Об этом всякая догадка была бы праздной; но мы можем ответить ему следующее. Догмат всемирной симпатии был величайшим благодеянием для человечества; только благодаря ему могла возникнуть среди него любовь к чистой, независимой от узкоутилитарных соображений науке. Но своим многовековым господством над человеком он перевоспитал его; любовь к науке, державшейся некогда на нём, благодаря этому господству стала наследственной чертой души человека, основной частью его умственного естества. Наш ум не признаёт более всемирную симпатию как догмат, но наше сердце продолжает её чувствовать как таинственную силу, соединяющую нас с окружающей природою.

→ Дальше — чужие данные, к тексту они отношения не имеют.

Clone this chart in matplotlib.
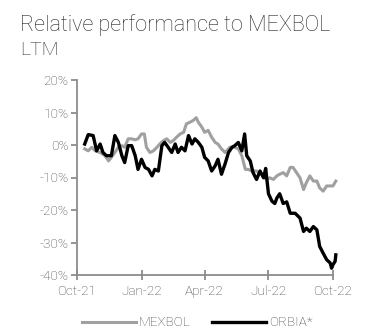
import matplotlib
matplotlib.use("Agg")
import matplotlib.pyplot as plt
import pandas as pd

# days after 2021-10-01 and relative performance (%)
orbia_days = [11, 16, 23, 28, 33, 37, 42, 49, 54, 59, 64, 68, 73, 78, 83, 87, 92, 97,
              102, 107, 111, 116, 121, 125, 130, 135, 140, 144, 149, 154, 159, 164, 168,
              173, 178, 182, 187, 192, 197, 201, 206, 211, 216, 221, 225, 230, 235, 239,
              242, 247, 251, 256, 261, 266, 269, 273, 278, 282, 285, 289, 294, 299, 304,
              311, 318, 323, 327, 332, 337, 342, 346, 351, 356, 361, 363, 365, 368, 369]
orbia = [0.3, 3.2, 2.9, -1.8, 0.3, -2.3, -3.3, -3.3, 2.9, 0.8, -3.3, -5.4, -0.2, -0.2,
         -3.3, -7.5, -4.4, -6.9, -7.5, -9.5, -7.5, -8.0, -0.2, 0.8, -0.7, -2.3, 0.3, -2.3,
         -0.7, -1.8, 2.9, 0.3, 1.9, 0.8, -0.7, -3.8, -4.9, -8.0, -6.4, -4.4, -9.0, -5.9,
         -2.3, -0.7, -0.2, 0.8, -1.8, 3.4, -3.3, -4.9, -8.5, -10.6, -8.0, -10.1, -7.2,
         -15.0, -17.3, -18.0, -16.3, -15.0, -18.0, -17.5, -21.0, -21.0, -22.5, -26.6,
         -25.6, -26.6, -25.1, -26.1, -31.2, -33.3, -35.3, -36.3, -37.9, -36.8, -35.8, -33.8]

mexbol_days = [11, 16, 21, 26, 33, 40, 45, 49, 54, 59, 64, 68, 73, 78, 83, 87, 92, 96,
               99, 104, 109, 114, 118, 123, 128, 133, 137, 142, 147, 152, 156, 161, 166,
               170, 173, 178, 182, 187, 192, 197, 201, 206, 211, 218, 225, 230, 235, 240,
               244, 249, 256, 263, 270, 275, 280, 285, 289, 294, 299, 304, 308, 313, 318,
               323, 327, 332, 337, 342, 346, 351, 356, 361, 365, 369]
mexbol = [-1.2, -1.8, -0.7, -1.8, -2.3, -3.3, -4.9, -3.8, -2.3, -0.7, -0.2, -0.7, 1.9,
          1.9, 1.6, 1.9, 3.4, 3.4, -0.7, -2.3, -1.8, -0.7, 0.3, 1.3, 1.9, 0.8, 1.3, 2.4,
          3.4, 3.9, 6.5, 7.0, 7.6, 8.4, 7.0, 5.5, 3.9, 4.5, 2.4, 0.8, 0.3, -1.2, -2.3,
          -0.7, -0.7, -1.2, -3.3, -7.5, -7.5, -8.0, -8.0, -9.0, -10.6, -10.1, -10.6, -9.5,
          -9.0, -8.5, -9.5, -6.9, -6.9, -8.5, -10.1, -13.7, -11.6, -9.5, -11.1, -11.1,
          -13.2, -14.2, -12.6, -12.6, -12.6, -11.1]

start = pd.Timestamp("2021-10-01")
tick_dates = ["2021-10-01", "2022-01-01", "2022-04-01", "2022-07-01", "2022-10-01"]
tick_labels = ["Oct-21", "Jan-22", "Apr-22", "Jul-22", "Oct-22"]
y_ticks = [20, 10, 0, -10, -20, -30, -40]

plt.rcParams["font.family"] = ["Roboto", "DejaVu Sans"]
plt.rcParams["font.weight"] = "light"

fig = plt.figure(figsize=(3.69, 3.35), dpi=100)
ax = fig.add_axes([77 / 369, 1 - 275 / 335, 256 / 369, 195 / 335])

d_mex = start + pd.to_timedelta(mexbol_days, unit="D")
d_orb = start + pd.to_timedelta(orbia_days, unit="D")
ax.plot(d_mex, mexbol, color="#a0a0a0", lw=2.2, label="MEXBOL", clip_on=False)
ax.plot(d_orb, orbia, color="black", lw=2.4, label="ORBIA*", clip_on=False)

ax.set_xlim(pd.Timestamp(tick_dates[0]), pd.Timestamp(tick_dates[-1]))
ax.set_ylim(-40, 20)
ax.set_yticks(y_ticks)
ax.set_yticklabels([f"{v}%" for v in y_ticks])
ax.set_xticks([pd.Timestamp(d) for d in tick_dates])
ax.set_xticklabels(tick_labels)

for s in ["top", "right"]:
    ax.spines[s].set_visible(False)
for s in ["left", "bottom"]:
    ax.spines[s].set_color("#8c8c8c")
    ax.spines[s].set_linewidth(1.3)
ax.tick_params(axis="y", direction="out", length=4, width=1.3, color="#8c8c8c",
               labelsize=9.7, labelcolor="#404040", pad=2)
ax.tick_params(axis="x", direction="inout", length=7, width=1.3, color="#8c8c8c",
               labelsize=9.7, labelcolor="#404040", pad=4)

fig.text(20 / 369, 1 - 31 / 335, "Relative performance to MEXBOL", fontsize=15.6,
         color="#262626")
fig.text(20 / 369, 1 - 55 / 335, "LTM", fontsize=14, color="#262626")

fig.legend(loc="center", bbox_to_anchor=(0.535, 1 - 323 / 335), ncol=2, frameon=False,
           fontsize=9.7, handlelength=4.0, columnspacing=1.6, handletextpad=0.2,
           labelcolor="#404040")

fig.savefig("out.png", dpi=100)
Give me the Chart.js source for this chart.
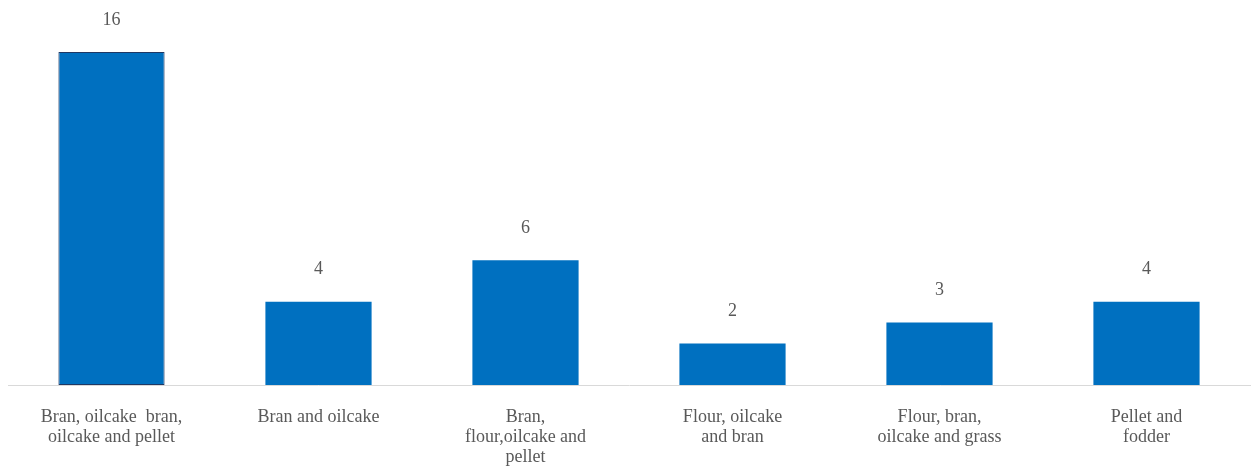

Мы не можем спокойно отвергнуть мнение пессимистов, утверждающих, что мы идём навстречу новому техническому средневековью, не можем не чувствовать беспокойства, видя, как одни на все лады толкуют о банкротстве науки, другие с поразительным бесчувствием прославляют привлекательность той её facies hippocratica[9] с которою она недавно предстала перед нами в пресловутой книге-исповеди Геккеля, третьи с лёгким сердцем бросают и науку в свою всепожирающую партийную печь.
Но мы можем утешать себя сознанием, что власть времени, бессильная перед самой наукою, властвует над аспектами, в которых она представляется человеческому уму. Если симпатический аспект уступил свое место механическому, то это ещё не доказывает невозможность третьего, синтетического аспекта, о характере которого теперь и думать было бы преждевременно. Когда он воцарится, тогда, конечно, не воскреснет астрология, но, быть может, народится новая наука о мироздании, не менее утешительная и несравненно более совершенная, чем наивная мечта мнимой халдейской и египетской мудрости.